The core of mahashivratri celebrations

Mahashivaratri is one of the most pious of days in the Hindu calendar. It is a staunch belief that can never be easily defied by logic that birth, death and marriage are ruled by destiny. Destiny or providence is under the domain of gods and is proclaimed by their voluntary action. Hence the Hindu womenfolk in India fast daylong as each aspires only to be blessed with a husband who is an incarnation of the Lord Shiva himself. Lord Shiva is worshipped with all grandeur at temples and homes through each session of the day and throughout the night. The daylong festivities spill over to the next morning when Brahmins are offered meals and gifts to end the round of celebrations. Mahashivratri the night for worshipping Lord Shiva comes on the 14th night of the new moon during the dark half of the month of Phalguna in the Hindu calendar.

It falls on a moonless night when Hindus offer special prayer to the lord of destruction.

In legends, shivaratri wherein ratri refers to night comes when Lord Shiva is said to have performed the Tandava Nritya or the dance of prehistoric creation, protection and obliteration.

In Hindu mythology Lord Shiva had swallowed a pot of poison that had emerged from the ocean before the pot of nectar during the great mythical churning of the ocean called Samudra Manthan. He had helped in saving the world by holding this lethal venom in his throat instead of swallowing it. This had eventually turned his throat blue earning him the name Nilkantha or the blue-throated one.
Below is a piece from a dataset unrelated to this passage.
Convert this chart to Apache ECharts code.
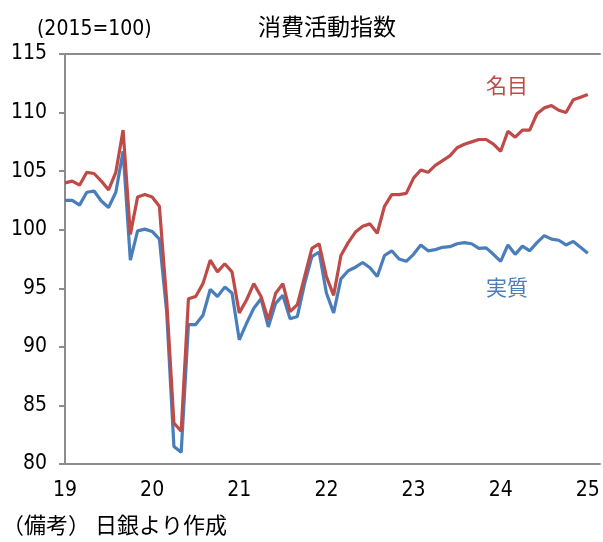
<!DOCTYPE html>
<html>
<head>
<meta charset="utf-8">
<script src="https://cdn.jsdelivr.net/npm/echarts@6/dist/echarts.min.js"></script>
<style>
  html, body { margin: 0; padding: 0; background: #fff; }
  #mychart { width: 603px; height: 542px; }
</style>
</head>
<body>
<div id="mychart"></div>
<script>
// 月次データ 2019年1月〜2025年1月
const startYear = 2019;
const yearLabels = [2019, 2020, 2021, 2022, 2023, 2024, 2025];
const nominal = [
  104.0, 104.15, 103.8, 104.9, 104.8, 104.15, 103.4, 104.9, 108.5, 99.6, 102.8, 103.0,
  102.8, 102.0, 94.0, 83.5, 82.8, 94.1, 94.3, 95.4, 97.4, 96.4, 97.1, 96.4,
  92.9, 94.0, 95.4, 94.3, 92.3, 94.55, 95.4, 93.0, 93.6, 96.0, 98.4, 98.8,
  96.0, 94.4, 97.8, 98.9, 99.8, 100.3, 100.5, 99.7, 102.0, 103.0, 103.0, 103.1,
  104.4, 105.1, 104.9, 105.5, 105.9, 106.3, 107.0, 107.3, 107.5, 107.7, 107.7, 107.3,
  106.7, 108.4, 107.9, 108.5, 108.5, 109.9, 110.4, 110.6, 110.2, 110.0, 111.1, 111.3,
  111.55
];
const real = [
  102.5, 102.5, 102.1, 103.2, 103.3, 102.45, 101.9, 103.2, 106.7, 97.4, 99.9, 100.05,
  99.85, 99.2, 93.0, 81.5, 81.0, 91.9, 91.9, 92.7, 94.9, 94.3, 95.1, 94.6,
  90.6, 92.0, 93.3, 94.1, 91.7, 93.7, 94.4, 92.4, 92.6, 95.4, 97.7, 98.1,
  94.6, 92.9, 95.8, 96.5, 96.8, 97.2, 96.75, 96.0, 97.8, 98.2, 97.5, 97.3,
  97.9, 98.7, 98.2, 98.3, 98.5, 98.55, 98.8, 98.9, 98.8, 98.4, 98.45, 97.9,
  97.3, 98.7, 97.9, 98.6, 98.2, 98.9, 99.5, 99.2, 99.1, 98.7, 99.0, 98.5,
  98.0
];

const colors = {
  nominal: '#BE4B48',
  real: '#4A7EBB',
  axis: '#8C8C8C',
  text: '#000',
};
const numFont = "'Liberation Sans Narrow', 'DejaVu Sans Condensed', 'Noto Sans CJK JP', sans-serif";
const jpFont = "'Noto Sans CJK JP', sans-serif";

function toPoints(values) {
  return values.map((v, i) => [startYear + i / 12, v]);
}

let myChart = echarts.init(document.getElementById('mychart'));

let option = {
  animation: false,
  title: {
    text: '消費活動指数',
    left: 253,
    top: 10,
    textStyle: { fontFamily: jpFont, fontSize: 23, fontWeight: 'normal', color: colors.text },
  },
  graphic: [
    {
      type: 'text', left: 37, top: 19,
      style: { text: '(2015=100)', font: '21px ' + numFont, fill: colors.text },
    },
    {
      type: 'text', left: 2, top: 514,
      style: { text: '（備考） 日銀より作成', font: '22px ' + jpFont, fill: colors.text },
    },
    {
      type: 'text', left: 486, top: 75,
      style: { text: '名目', font: '21px ' + jpFont, fill: colors.nominal },
    },
    {
      type: 'text', left: 486, top: 277,
      style: { text: '実質', font: '21px ' + jpFont, fill: colors.real },
    },
  ],
  grid: { left: 65, right: 3, top: 54, bottom: 78 },
  xAxis: [
    {
      type: 'value',
      min: 2019,
      max: 2025.14,
      splitLine: { show: false },
      axisTick: { show: false },
      axisLine: { lineStyle: { color: colors.axis, width: 2 } },
      axisLabel: {
        customValues: yearLabels,
        formatter: (v) => String(v).slice(2),
        color: colors.text,
        fontFamily: numFont,
        fontSize: 21,
        margin: 16,
      },
    },
    {
      // 上の枠線
      type: 'value',
      position: 'top',
      min: 2019,
      max: 2025.14,
      splitLine: { show: false },
      axisTick: { show: false },
      axisLabel: { show: false },
      axisLine: { show: true, lineStyle: { color: colors.axis, width: 2 } },
    },
  ],
  yAxis: {
    type: 'value',
    min: 80,
    max: 115,
    interval: 5,
    splitLine: { show: false },
    axisLine: { show: true, lineStyle: { color: colors.axis, width: 2 } },
    axisTick: { show: true, length: 6, lineStyle: { color: colors.axis, width: 2 } },
    axisLabel: {
      color: colors.text,
      fontFamily: numFont,
      fontSize: 21,
      margin: 18,
    },
  },
  series: [
    {
      name: '実質',
      type: 'line',
      showSymbol: false,
      data: toPoints(real),
      lineStyle: { color: colors.real, width: 3.2 },
      itemStyle: { color: colors.real },
    },
    {
      name: '名目',
      type: 'line',
      showSymbol: false,
      data: toPoints(nominal),
      lineStyle: { color: colors.nominal, width: 3.2 },
      itemStyle: { color: colors.nominal },
    },
  ],
};

myChart.setOption(option);
</script>
</body>
</html>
Mahashivratri is also a celebration of this extraordinary event by which Shiva saved the world as found in the fables.

Shivaratri is especially auspicious for women. Married women fast throughout the day for the well being of their husband and children. Unmarried women pray for an ideal husband like Shiva who is known to be the consort of goddesses like Kali, Parvati and Durga. It is also widely known that anyone who utters the name of Shiva during this occasion with absolute devotion is liberated from all sins. Further this pure dedication ensues in their transcending the cycle of birth and death to reach the abode of Shiva. On the day of shivaratri a three storied podium is erected around a fire among which the upper most tier represents heaven, the middle space and the bottom most is earth. Eleven urns decorate the top plank for the eleven manifestations of shiva. Bael leaves beautify the podium along with white flowers that adorn it during prayers and chanting of mantras.

Shiva is worshiped in his phallic form and shivaratri is a celebration that includes bathing the phallus. The phallus or lingam symbolizes Lord shiva and is worshipped.

It is usually made of granite, soapstone, quartz or marble. Devotees bath the lingam every three hours which continues throughout the night into the wee hours. The Lord is offered milk, curd, honey, coconut water, sandalwood paste, aatar and clarified butter along with bael leaves, flowers especially white and various seasonal fruits. Mantras are chanted all through the day by the devotees while the ambiance is created by lighting incense sticks and oil lamps. Temple bells keep ringing daylong and even through the night while worshippers keep awake by listening to stories, hymns and sacred songs.